13. Toasted Ravioli, Mama Toscano’s, St. Louis, MO (September 2017)
There’s too much to eat in St. Louis: the gooey butter cake, the St. Paul Sandwich, the cracker-thin St. Louis-style pizza. Our mission this day, though, was toasted ravioli: deep-fried pillows of stuffed pasta. We headed to The Hill, St. Louis’ post-war-suburbia-looking Little Italy, where we begged the staff at Mama Toscano’s to let us into their kitchen. Nick and Patty Toscano happened to be on site packing up boxes of toasted ravioli to send out to mail-order customers, and they extended us an offer: come back first thing the next morning.
We arrived just before sunrise, and entered the side door to the kitchen, where we found Nick preparing the braised beef and pork filling for the morning’s batch of ravioli. A team of cooks spread the filling out onto large sheets of pasta laid out on a well-floured marble table, then folded the excess dough over the filling and rolled over the whole assemblage with a specialized rolling pin to form individual pockets. Finally, a worker ran a fluted pastry wheel between each mound to cut hundreds of individual ravioli. I’m drawn to repetition and patterns, and the tiny imperfections in each hand-cut ravioli were calling out to be shot. The team at Mama Toscano’s works quickly and there wasn’t much light in the room, so I had to settle for a longer exposure than I would have liked—but I came away with an image that tells the story of a shop that does things the old-fashioned way.
14. Like Family, Johnny’s Restaurant, Homewood, AL (February 2018)
A network of Greek restaurants operated by an intertwining set of families creates an undercurrent running through the dining scene of greater Birmingham, Alabama. The families came over in generational stages over the course of the 20th century, adapting their own cooking to suit Southern tastes. Today, spots like Johnny’s Restaurant and Niki’s West serve up so-called “Greek-and-three” specials, offering Mediterranean dishes like chicken souvlaki and lamb keftedes alongside fried green tomatoes and braised turnip greens.
We scheduled an interview with Tim Hontzas, owner and operator of Johnny’s Restaurant, named for his grandfather Johnny Hontzopolous, an immigrant restaurateur who opened his first spot back in the 1950s. We caught Hontzas at the end of a Sunday post-church lunch rush when one of his cooks no-showed, so his talking points alternated between his admiration for his grandfather’s hustle and a string of creative profanities.
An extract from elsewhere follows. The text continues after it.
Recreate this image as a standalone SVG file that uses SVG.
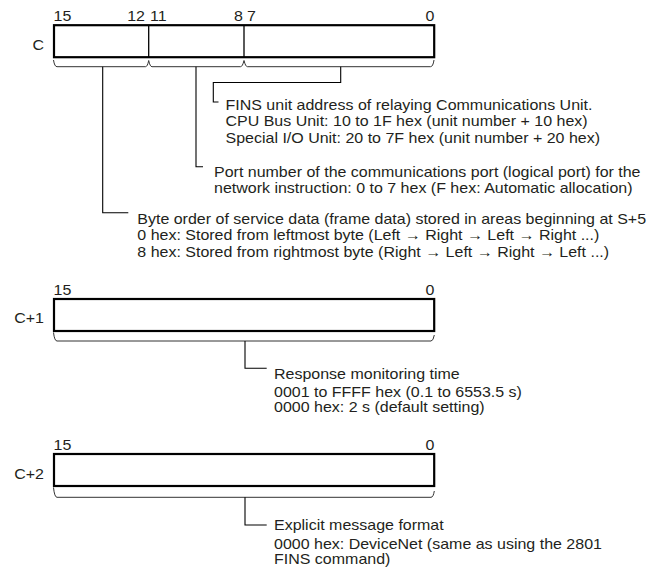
<svg xmlns="http://www.w3.org/2000/svg" width="651" height="568" viewBox="0 0 651 568">
<style>
text{font-family:"Liberation Sans",Arial,Helvetica,sans-serif;font-size:15px;fill:#231f20}
.e{text-anchor:end}
.box{fill:#fff;stroke:#000;stroke-width:2.2}
.div{stroke:#000;stroke-width:1.3}
.ln{fill:none;stroke:#000;stroke-width:1.1}
.br{fill:none;stroke:#333;stroke-width:1}
</style>
<rect width="651" height="568" fill="#fff"/>

<g id="word-c">
 <rect class="box" x="54" y="25.2" width="380.2" height="32"/>
 <line class="div" x1="148.7" y1="25" x2="148.7" y2="57.5"/>
 <line class="div" x1="244" y1="25" x2="244" y2="57.5"/>
 <text transform="translate(53.5 20.7) scale(1.066 1)">15</text>
 <text class="e" transform="translate(145 20.7) scale(1.066 1)">12</text>
 <text transform="translate(150 20.7) scale(1.066 1)">11</text>
 <text class="e" transform="translate(243 20.7) scale(1.066 1)">8</text>
 <text transform="translate(247 20.7) scale(1.066 1)">7</text>
 <text class="e" transform="translate(434.5 20.7) scale(1.066 1)">0</text>
 <text class="e" transform="translate(44 50) scale(1.066 1)">C</text>
</g>

<g id="word-c1">
 <rect class="box" x="54" y="299" width="380.2" height="32"/>
 <text transform="translate(53.5 295) scale(1.066 1)">15</text>
 <text class="e" transform="translate(434.5 295) scale(1.066 1)">0</text>
 <text class="e" transform="translate(44 322.7) scale(1.066 1)">C+1</text>
</g>

<g id="word-c2">
 <rect class="box" x="54" y="454" width="380.2" height="32"/>
 <text transform="translate(53.5 450) scale(1.066 1)">15</text>
 <text class="e" transform="translate(434.5 450) scale(1.066 1)">0</text>
 <text class="e" transform="translate(44 479.3) scale(1.066 1)">C+2</text>
</g>

<g id="connectors">
 <path class="br" d="M53.5,60 Q54.5,66.7 57,66.7 H145.5 Q147.5,66.7 148.7,60.5 Q150,66.7 152,66.7 H240.5 Q242.5,66.7 244,60.5 Q245.5,66.7 247.5,66.7 H430.5 Q433,66.7 434,60"/>
 <path class="ln" d="M340.7,66.7 V82.5 H213.3 V102 H218.5"/>
 <path class="ln" d="M196,66.7 V166.7 H203"/>
 <path class="ln" d="M102.7,66.7 V212.7 H128.3"/>
 <path class="br" d="M53.5,332.5 Q54.5,341 57,341 H431 Q433.3,341 434.3,335"/>
 <path class="ln" d="M245,341 V368.3 H266.7"/>
 <path class="br" d="M53.5,487.5 Q54.5,497.3 57,497.3 H431 Q433.3,497.3 434.3,491"/>
 <path class="ln" d="M245,497.3 V525 H266.7"/>
</g>

<g id="note-fins">
 <text transform="translate(225.5 109.5) scale(1.066 1)">FINS unit address of relaying Communications Unit.</text>
 <text transform="translate(225.5 126.2) scale(1.066 1)">CPU Bus Unit: 10 to 1F hex (unit number + 10 hex)</text>
 <text transform="translate(225.5 143) scale(1.066 1)">Special I/O Unit: 20 to 7F hex (unit number + 20 hex)</text>
</g>

<g id="note-port">
 <text transform="translate(214 176.5) scale(1.066 1)">Port number of the communications port (logical port) for the</text>
 <text transform="translate(214 193.2) scale(1.066 1)">network instruction: 0 to 7 hex (F hex: Automatic allocation)</text>
</g>

<g id="note-byte">
 <text transform="translate(137.3 223.5) scale(1.066 1)">Byte order of service data (frame data) stored in areas beginning at S+5</text>
 <text transform="translate(137.3 240.2) scale(1.066 1)">0 hex: Stored from leftmost byte (Left → Right → Left → Right ...)</text>
 <text transform="translate(137.3 257) scale(1.066 1)">8 hex: Stored from rightmost byte (Right → Left → Right → Left ...)</text>
</g>

<g id="note-response">
 <text transform="translate(274 378.5) scale(1.066 1)">Response monitoring time</text>
 <text transform="translate(274 396.5) scale(1.066 1)">0001 to FFFF hex (0.1 to 6553.5 s)</text>
 <text transform="translate(274 411.5) scale(1.066 1)">0000 hex: 2 s (default setting)</text>
</g>

<g id="note-explicit">
 <text transform="translate(274 530) scale(1.066 1)">Explicit message format</text>
 <text transform="translate(274 549) scale(1.066 1)">0000 hex: DeviceNet (same as using the 2801</text>
 <text transform="translate(274 564) scale(1.066 1)">FINS command)</text>
</g>
</svg>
Abruptly, a bearded man at a table behind us shouted something towards Hontzas, who turned around and yelled, “Can I HELP you?” A hush fell over our table as we watched the man stand up and walk toward us, and when Hontzas rose to his feet, I was sure that something crazy was about to happen. I lifted my camera from my lap and fired the shutter, afraid that I was going to catch some shots of Tim catching a right hook to the jaw . . . until the man grabbed Hontzas in a big bear hug and laid a comically large smooch on his face. Tim’s cousin Teddy Hontzas, owner of Niki’s West, had come to grab a bite and give his kin a friendly ribbing.